Of course, a government may decide to try to immediately tax virtual world gains anyway, simply in the hope of realizing taxable income better or faster. However, I don't think the discussion is about crass realpolitik, but rather the theoretical principal of how and when such transactions "should" be taxed.
Posted by: Arnold Hendrick | Aug 14, 2008 at 15:34
Without having read the whole paper, it sounds like the line professor Seto is drawing is very similar to the position taken by the Swedish Tax Agency earlier this year:
Transactions between participants in a virtual world, where the deal is about the sale of a "product" or a "service" against reimbursement in an internal currency, should be considered, according to the Swedish Tax Agency's ruling, [actual] sales of electronic services, if the internal currency can be exchanged to a valid legal means of payment. If the internal currency cannot be exchanged to money, the transactions should not be considered [actual] sales.
I.e. tax liability rises at the instant a virtual-virtual trade takes place. It does not wait until gains are exchanged to national currency.
More on the Sweden situation here. Btw I note that Virtual Economy Research Network has disappeared from the link list on the right side of this page.

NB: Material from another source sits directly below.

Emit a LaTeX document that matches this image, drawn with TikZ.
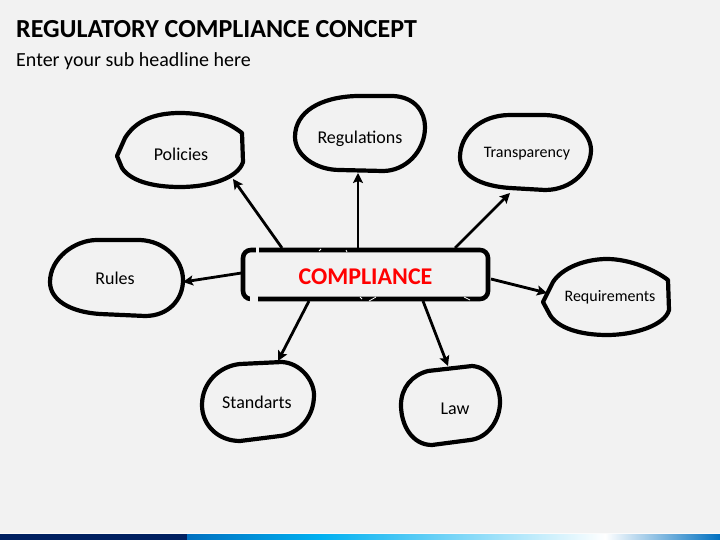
\documentclass[tikz,border=0pt]{standalone}
\usepackage{fontspec}
\setmainfont{Carlito}
\usetikzlibrary{arrows.meta}
\definecolor{pagebg}{HTML}{F2F2F2}
\definecolor{navy}{HTML}{002060}
\definecolor{blueA}{HTML}{0070C0}
\definecolor{blueB}{HTML}{00B0F0}
\tikzset{
  blob/.style={draw=black,line width=4.2pt,line join=round,fill=none},
  lbl/.style={inner sep=0pt,text=black,font=\fontsize{18}{20}\selectfont},
  lblsmall/.style={inner sep=0pt,text=black,font=\fontsize{16}{18}\selectfont},
  hubbox/.style={draw=black,line width=4.6pt,rounded corners=8pt,minimum width=245pt,minimum height=49pt,inner sep=0pt,text=red,font=\fontsize{24}{26}\selectfont\bfseries},
  link/.style={draw=black,line width=2.8pt,-{Stealth[length=10pt,width=10pt,inset=2pt]}},
  hdr/.style={anchor=west,inner sep=0pt,text=black},
  nick/.style={draw=white,line width=0.8pt}
}
\begin{document}
\begin{tikzpicture}[x=1pt,y=-1pt]
\useasboundingbox (0,0) rectangle (720,540);
\fill[pagebg] (0,0) rectangle (720,540);
% footer band
\fill[white!70!pagebg] (0,533) rectangle (720,534);
\fill[navy] (0,534) rectangle (187,540);
\shade[left color=blueA,right color=blueB] (187,534) rectangle (320,540);
\shade[left color=blueB,right color=white] (320,534) rectangle (605,540);
\shade[left color=white,right color=blueA] (605,534) rectangle (720,540);
% titles
\node[hdr,font=\fontsize{26}{28}\selectfont\bfseries] (title) at (16,29) {REGULATORY COMPLIANCE CONCEPT};
\node[hdr,font=\fontsize{20}{22}\selectfont] (subtitle) at (16,61) {Enter your sub headline here};
% blobs
\draw[blob] (117,156) -- (125,138) .. controls (135,122) and (152,113) .. (180,113) .. controls (205,113) and (225,120) .. (242,133) -- (243,162) .. controls (238,178) and (210,187) .. (180,187) .. controls (150,187) and (130,180) .. (122,168) -- cycle;
\draw[blob] (295,137) .. controls (295,112) and (320,97) .. (357,96) -- (393,96) .. controls (415,97) and (425,112) .. (425,127) .. controls (425,152) and (405,171) .. (383,171) -- (340,170) .. controls (315,170) and (295,155) .. (295,137) -- cycle;
\draw[blob] (460,157) .. controls (460,135) and (480,115) .. (510,115) -- (545,115) .. controls (575,116) and (591,135) .. (591,150) .. controls (591,170) and (572,190) .. (545,190) -- (510,188) .. controls (480,186) and (460,175) .. (460,157) -- cycle;
\draw[blob] (543,302) -- (553,282) .. controls (562,268) and (585,259) .. (607,259) .. controls (630,259) and (655,270) .. (668,280) -- (669,310) .. controls (665,325) and (635,335) .. (607,335) .. controls (580,335) and (558,328) .. (550,315) -- cycle;
\draw[blob] (50,282) .. controls (50,258) and (75,240) .. (97,240) -- (140,240) .. controls (165,241) and (183,260) .. (183,280) .. controls (183,300) and (168,316) .. (145,316) -- (100,314) .. controls (70,312) and (50,300) .. (50,282) -- cycle;
\draw[blob] (202,405) .. controls (202,382) and (220,366) .. (240,364) -- (282,362) .. controls (300,363) and (314,380) .. (314,395) .. controls (314,418) and (298,434) .. (280,436) -- (240,441) .. controls (218,441) and (202,425) .. (202,405) -- cycle;
\draw[blob] (401,405) .. controls (401,388) and (412,375) .. (428,371) -- (472,366) .. controls (489,367) and (500,385) .. (500,402) .. controls (500,420) and (488,438) .. (470,440) -- (432,445) .. controls (412,445) and (401,425) .. (401,405) -- cycle;
% labels
\node[lbl] (policies) at (181,154) {Policies};
\node[lbl] (regulations) at (360,139) {Regulations};
\node[lblsmall] (transparency) at (527,154) {Transparency};
\node[lblsmall] (requirements) at (610,297) {Requirements};
\node[lbl] (rules) at (115,278) {Rules};
\node[lbl] (standarts) at (257,402) {Standarts};
\node[lbl] (law) at (455,409) {Law};
% hub
\node[hubbox] (hub) at (365.5,274.5) {\raisebox{-10pt}[0pt][0pt]{COMPLIANCE}};
% gaps and nicks in hub outline
\fill[pagebg] (256,247) rectangle (259,253);
\fill[pagebg] (250,296) rectangle (258,302);
\draw[nick] (319,251) -- (321,249);
\draw[nick] (346,250) -- (347,252);
\draw[nick] (360,297) -- (362,299);
\draw[nick] (369,301) -- (376,297);
\draw[nick] (464,297) -- (470,300);
% connectors
\draw[link] ([shift={(-83.5,-26.5)}]hub.center) -- ([shift={(52,25)}]policies.center);
\draw[link] ([shift={(-7.5,-26.5)}]hub.center) -- ([shift={(-2,34)}]regulations.center);
\draw[link] ([shift={(89.5,-26.5)}]hub.center) -- ([shift={(-17,39)}]transparency.center);
\draw[link] ([shift={(125.5,4.5)}]hub.center) -- ([shift={(-63,-4)}]requirements.center);
\draw[link] ([shift={(-124,-1.5)}]hub.center) -- ([shift={(68,4)}]rules.center);
\draw[link] ([shift={(-56.5,26.5)}]hub.center) -- ([shift={(21,-41)}]standarts.center);
\draw[link] ([shift={(57.5,26.5)}]hub.center) -- ([shift={(-7,-43)}]law.center);
\end{tikzpicture}
\end{document}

Ad Nicholas Chambers: At first glance your casino game example seems to demonstrate the absurdity of such a rule well. However, without being a tax lawyer, I suspect that other rules apply simultaneously to make the situation more complicated. For example, in the case of Sweden, even if each individual virtual asset transaction generated income tax liability, you could still deduct any associated costs in the perfectly ordinary manner, paying tax only for net profit only.
As for the idea that "play money is not taxable this side of the pond", I would be interested in learning more, if you could point out some source or discussion on this.
Ad Arnold Hendrick: The permanence of virtual assets has of course been brought up previously in discussions over the legal status of "virtual property". In that context, Josh Fairfield has pointed out well that all kinds of "real" properties are also subject to unexpectedly disappearing or losing their value. This does not make them any less real -- it is simply one more risk to factor into their market price. Extremely ephemeral assets will be priced low regardless of their other merits. Any taxes on such assets will consequently also be low.
Posted by: Vili Lehdonvirta | Aug 20, 2008 at 06:50
I like this kind of bright line because it allows a world owner to be protected from taxation in-world, provided he or she exercises good faith enforcement of a no-RMT clause. To me the key thing is to create legal categories that allow virtual world providers to continue their work without fear of interference.
Posted by: Edward Castronova | Aug 20, 2008 at 11:21
Ted, that's a good point, I didn't realise that Seto's typology is similar to the one you presented in Right to Play. After reading the paper, though, it seems that Seto's distinction is based on a practical assesment of how "readily and routinely" RMT conversions take place, as opposed to the operator's chosen policy.
In all, it's a very interesting paper (as were Camp's and Lederman's on this topic previously) and I ended up blogging about it at length.
Posted by: Vili Lehdonvirta | Aug 23, 2008 at 16:33
Vili -- thanks for that summary & the very insightful comments in it.